# START OF AVAILABLE DATA

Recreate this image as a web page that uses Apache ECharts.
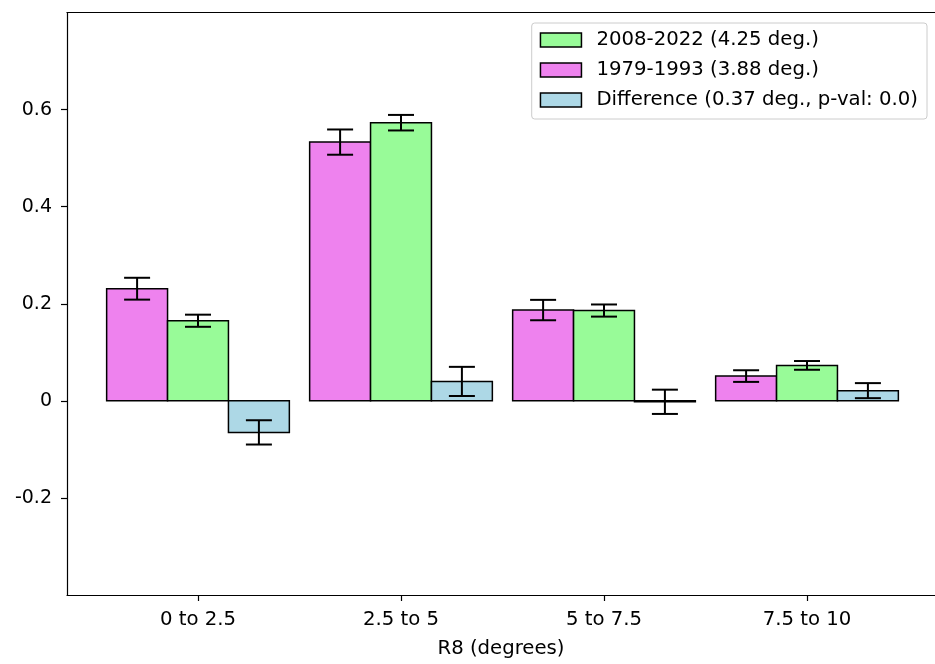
<!DOCTYPE html>
<html>
<head>
<meta charset="utf-8">
<script src="https://cdn.jsdelivr.net/npm/echarts@6/dist/echarts.min.js"></script>
<style>
  html, body { margin: 0; padding: 0; background: #fff; }
  #chart { width: 935px; height: 664px; }
</style>
</head>
<body>
<div id="chart"></div>
<script>
// R8 bins
const categories = ['0 to 2.5', '2.5 to 5', '5 to 7.5', '7.5 to 10'];

// 2008-2022 period
const recentValues = [0.165, 0.573, 0.186, 0.073];
const recentErr = [0.0125, 0.016, 0.0125, 0.009];

// 1979-1993 period
const earlyValues = [0.231, 0.533, 0.187, 0.051];
const earlyErr = [0.0225, 0.026, 0.021, 0.012];

// difference (recent - early)
const diffValues = [-0.065, 0.040, -0.002, 0.021];
const diffErr = [0.025, 0.030, 0.025, 0.0155];

const yTicks = [-0.2, 0, 0.2, 0.4, 0.6];
const xTicks = [0, 1, 2, 3];

const FONT = 'DejaVu Sans';
const FS = 19.7;
const BAR_W = 0.3;

function barSeries(name, color, offset, values, errs) {
  return {
    name: name,
    type: 'custom',
    itemStyle: { color: color, borderColor: '#000', borderWidth: 1.5 },
    data: values.map((v, i) => [i, v, errs[i]]),
    encode: { x: 0, y: 1 },
    renderItem: (params, api) => {
      const i = api.value(0);
      const v = api.value(1);
      const e = api.value(2);
      const p0 = api.coord([i + offset - BAR_W / 2, 0]);
      const p1 = api.coord([i + offset + BAR_W / 2, v]);
      const cx = api.coord([i + offset, 0])[0];
      const yHi = api.coord([0, v + e])[1];
      const yLo = api.coord([0, v - e])[1];
      const cap = 13;
      const lineStyle = { stroke: '#000', lineWidth: 2 };
      return {
        type: 'group',
        children: [
          {
            type: 'rect',
            shape: {
              x: p0[0],
              y: Math.min(p0[1], p1[1]),
              width: p1[0] - p0[0],
              height: Math.abs(p1[1] - p0[1])
            },
            style: { fill: color, stroke: '#000', lineWidth: 1.5 }
          },
          { type: 'line', shape: { x1: cx, y1: yHi, x2: cx, y2: yLo }, style: lineStyle },
          { type: 'line', shape: { x1: cx - cap, y1: yHi, x2: cx + cap, y2: yHi }, style: lineStyle },
          { type: 'line', shape: { x1: cx - cap, y1: yLo, x2: cx + cap, y2: yLo }, style: lineStyle }
        ]
      };
    }
  };
}

const chart = echarts.init(document.getElementById('chart'), null, { renderer: 'canvas' });

const NAME_RECENT = '2008-2022 (4.25 deg.)';
const NAME_EARLY = '1979-1993 (3.88 deg.)';
const NAME_DIFF = 'Difference (0.37 deg., p-val: 0.0)';

chart.setOption({
  animation: false,
  backgroundColor: '#fff',
  textStyle: { fontFamily: FONT },
  grid: { left: 67, right: 0, top: 12.5, bottom: 68 },
  legend: {
    orient: 'vertical',
    right: 8,
    top: 23,
    padding: [6, 9, 8, 8],
    itemGap: 8,
    itemWidth: 41,
    itemHeight: 14,
    backgroundColor: '#fff',
    borderColor: '#cccccc',
    borderWidth: 1,
    borderRadius: 3,
    textStyle: { fontFamily: FONT, fontSize: FS, color: '#000', lineHeight: 22, padding: [0, 0, 0, 10] },
    data: [
      { name: NAME_RECENT, icon: 'rect', itemStyle: { color: '#98fb98', borderColor: '#000', borderWidth: 1.5 } },
      { name: NAME_EARLY, icon: 'rect', itemStyle: { color: '#ee82ee', borderColor: '#000', borderWidth: 1.5 } },
      { name: NAME_DIFF, icon: 'rect', itemStyle: { color: '#add8e6', borderColor: '#000', borderWidth: 1.5 } }
    ]
  },
  xAxis: [
    {
      type: 'value',
      min: -0.6453,
      max: 3.6305,
      name: 'R8 (degrees)',
      nameLocation: 'middle',
      nameGap: 44,
      nameTextStyle: { fontFamily: FONT, fontSize: FS, color: '#000' },
      axisLine: { show: true, onZero: false, lineStyle: { color: '#000', width: 1.2 } },
      axisTick: { show: true, length: 6, customValues: xTicks, lineStyle: { color: '#000', width: 1.2 } },
      axisLabel: {
        customValues: xTicks,
        margin: 15,
        fontFamily: FONT,
        fontSize: FS,
        color: '#000',
        formatter: (v) => categories[Math.round(v)] ?? ''
      },
      splitLine: { show: false }
    },
    {
      type: 'value',
      position: 'top',
      min: -0.6453,
      max: 3.6305,
      axisLine: { show: true, onZero: false, lineStyle: { color: '#000', width: 1.2 } },
      axisTick: { show: false },
      axisLabel: { show: false },
      splitLine: { show: false }
    }
  ],
  yAxis: {
    type: 'value',
    min: -0.4,
    max: 0.8,
    interval: 0.2,
    axisLine: { show: true, onZero: false, lineStyle: { color: '#000', width: 1.2 } },
    axisTick: { show: true, length: 6, customValues: yTicks, lineStyle: { color: '#000', width: 1.2 } },
    axisLabel: {
      customValues: yTicks,
      margin: 15,
      fontFamily: FONT,
      fontSize: 19,
      color: '#000',
      formatter: (v) => String(Math.round(v * 10) / 10)
    },
    splitLine: { show: false }
  },
  series: [
    barSeries(NAME_EARLY, '#ee82ee', -BAR_W, earlyValues, earlyErr),
    barSeries(NAME_RECENT, '#98fb98', 0, recentValues, recentErr),
    barSeries(NAME_DIFF, '#add8e6', BAR_W, diffValues, diffErr)
  ]
});
</script>
</body>
</html>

# END OF AVAILABLE DATA

■ TASK TO CARRY OUT ■
All of the data needs repeating exactly, but the pictures do not.

■ TASK OUTPUT ■
Recreate this image as a web page that uses Apache ECharts.
<!DOCTYPE html>
<html>
<head>
<meta charset="utf-8">
<script src="https://cdn.jsdelivr.net/npm/echarts@6/dist/echarts.min.js"></script>
<style>
  html, body { margin: 0; padding: 0; background: #fff; }
  #chart { width: 935px; height: 664px; }
</style>
</head>
<body>
<div id="chart"></div>
<script>
// R8 bins
const categories = ['0 to 2.5', '2.5 to 5', '5 to 7.5', '7.5 to 10'];

// 2008-2022 period
const recentValues = [0.165, 0.573, 0.186, 0.073];
const recentErr = [0.0125, 0.016, 0.0125, 0.009];

// 1979-1993 period
const earlyValues = [0.231, 0.533, 0.187, 0.051];
const earlyErr = [0.0225, 0.026, 0.021, 0.012];

// difference (recent - early)
const diffValues = [-0.065, 0.040, -0.002, 0.021];
const diffErr = [0.025, 0.030, 0.025, 0.0155];

const yTicks = [-0.2, 0, 0.2, 0.4, 0.6];
const xTicks = [0, 1, 2, 3];

const FONT = 'DejaVu Sans';
const FS = 19.7;
const BAR_W = 0.3;

function barSeries(name, color, offset, values, errs) {
  return {
    name: name,
    type: 'custom',
    itemStyle: { color: color, borderColor: '#000', borderWidth: 1.5 },
    data: values.map((v, i) => [i, v, errs[i]]),
    encode: { x: 0, y: 1 },
    renderItem: (params, api) => {
      const i = api.value(0);
      const v = api.value(1);
      const e = api.value(2);
      const p0 = api.coord([i + offset - BAR_W / 2, 0]);
      const p1 = api.coord([i + offset + BAR_W / 2, v]);
      const cx = api.coord([i + offset, 0])[0];
      const yHi = api.coord([0, v + e])[1];
      const yLo = api.coord([0, v - e])[1];
      const cap = 13;
      const lineStyle = { stroke: '#000', lineWidth: 2 };
      return {
        type: 'group',
        children: [
          {
            type: 'rect',
            shape: {
              x: p0[0],
              y: Math.min(p0[1], p1[1]),
              width: p1[0] - p0[0],
              height: Math.abs(p1[1] - p0[1])
            },
            style: { fill: color, stroke: '#000', lineWidth: 1.5 }
          },
          { type: 'line', shape: { x1: cx, y1: yHi, x2: cx, y2: yLo }, style: lineStyle },
          { type: 'line', shape: { x1: cx - cap, y1: yHi, x2: cx + cap, y2: yHi }, style: lineStyle },
          { type: 'line', shape: { x1: cx - cap, y1: yLo, x2: cx + cap, y2: yLo }, style: lineStyle }
        ]
      };
    }
  };
}

const chart = echarts.init(document.getElementById('chart'), null, { renderer: 'canvas' });

const NAME_RECENT = '2008-2022 (4.25 deg.)';
const NAME_EARLY = '1979-1993 (3.88 deg.)';
const NAME_DIFF = 'Difference (0.37 deg., p-val: 0.0)';

chart.setOption({
  animation: false,
  backgroundColor: '#fff',
  textStyle: { fontFamily: FONT },
  grid: { left: 67, right: 0, top: 12.5, bottom: 68 },
  legend: {
    orient: 'vertical',
    right: 8,
    top: 23,
    padding: [6, 9, 8, 8],
    itemGap: 8,
    itemWidth: 41,
    itemHeight: 14,
    backgroundColor: '#fff',
    borderColor: '#cccccc',
    borderWidth: 1,
    borderRadius: 3,
    textStyle: { fontFamily: FONT, fontSize: FS, color: '#000', lineHeight: 22, padding: [0, 0, 0, 10] },
    data: [
      { name: NAME_RECENT, icon: 'rect', itemStyle: { color: '#98fb98', borderColor: '#000', borderWidth: 1.5 } },
      { name: NAME_EARLY, icon: 'rect', itemStyle: { color: '#ee82ee', borderColor: '#000', borderWidth: 1.5 } },
      { name: NAME_DIFF, icon: 'rect', itemStyle: { color: '#add8e6', borderColor: '#000', borderWidth: 1.5 } }
    ]
  },
  xAxis: [
    {
      type: 'value',
      min: -0.6453,
      max: 3.6305,
      name: 'R8 (degrees)',
      nameLocation: 'middle',
      nameGap: 44,
      nameTextStyle: { fontFamily: FONT, fontSize: FS, color: '#000' },
      axisLine: { show: true, onZero: false, lineStyle: { color: '#000', width: 1.2 } },
      axisTick: { show: true, length: 6, customValues: xTicks, lineStyle: { color: '#000', width: 1.2 } },
      axisLabel: {
        customValues: xTicks,
        margin: 15,
        fontFamily: FONT,
        fontSize: FS,
        color: '#000',
        formatter: (v) => categories[Math.round(v)] ?? ''
      },
      splitLine: { show: false }
    },
    {
      type: 'value',
      position: 'top',
      min: -0.6453,
      max: 3.6305,
      axisLine: { show: true, onZero: false, lineStyle: { color: '#000', width: 1.2 } },
      axisTick: { show: false },
      axisLabel: { show: false },
      splitLine: { show: false }
    }
  ],
  yAxis: {
    type: 'value',
    min: -0.4,
    max: 0.8,
    interval: 0.2,
    axisLine: { show: true, onZero: false, lineStyle: { color: '#000', width: 1.2 } },
    axisTick: { show: true, length: 6, customValues: yTicks, lineStyle: { color: '#000', width: 1.2 } },
    axisLabel: {
      customValues: yTicks,
      margin: 15,
      fontFamily: FONT,
      fontSize: 19,
      color: '#000',
      formatter: (v) => String(Math.round(v * 10) / 10)
    },
    splitLine: { show: false }
  },
  series: [
    barSeries(NAME_EARLY, '#ee82ee', -BAR_W, earlyValues, earlyErr),
    barSeries(NAME_RECENT, '#98fb98', 0, recentValues, recentErr),
    barSeries(NAME_DIFF, '#add8e6', BAR_W, diffValues, diffErr)
  ]
});
</script>
</body>
</html>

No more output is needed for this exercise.